Southern regions of Europe are characterized by presenting a large number of existing buildings with reinforced concrete (RC) structures with masonry infills. From a structural point of view, they are characterized by one-way RC frames, with poor structural details and masonry infills, contributing to the high seismic vulnerability of these constructions. Current retrofitting technologies, such as reinforced concrete jacketing of columns, concrete shear walls or FRP wrapping, could be effective but require the occupants' relocation, available perimetral space and legislative constraints. The use of CLT panels, as an innovative retrofitting technique, seems to be a reasonable alternative for existing buildings given their easy and fast assembly, high performance and reversibility. This paper presents a numerical analysis to evaluate the seismic behavior of masonry-infilled RC portal frames strengthened by an external CLT panel.
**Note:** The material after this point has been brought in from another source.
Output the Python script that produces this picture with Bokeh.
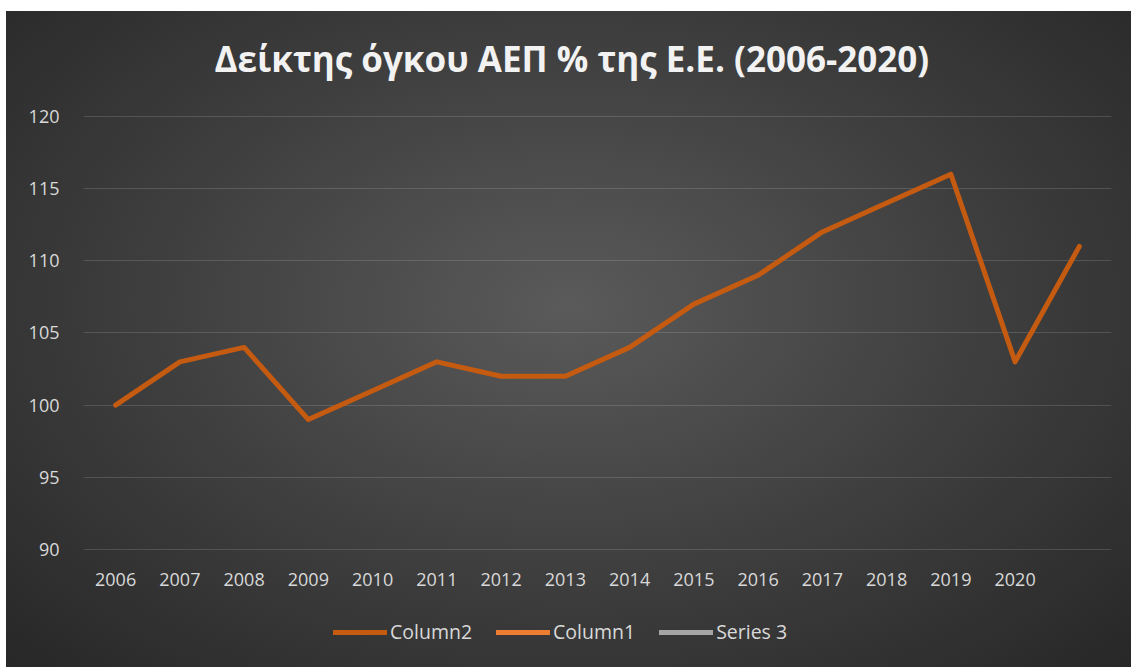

The 20 cm thick masonry wall was represented by two nonlinear diagonal elements with a multi-linear plastic constitutive law, including a Pivot hysteresis type in the axial direction. On the other hand, the 100 mm thick CLT panel was modeled through an orthotropic elastic shell-element. The study comprises four different connections between the RC frame and CLT panels. These connections are modeled through nonlinear Pivot links in both uplift and lateral directions. Their cyclic response, including degradation parameters, effective stiffness and force-deformation envelope curve, was calibrated based on previous experimental results. Numerical results confirm that CLT panels can be an efficient strengthening solution to increase the initial stiffness, as well as energy dissipation, while decreasing the impact of strength degradation on the response of masonry-infilled RC frames against in-plane quasi-static cyclic loading.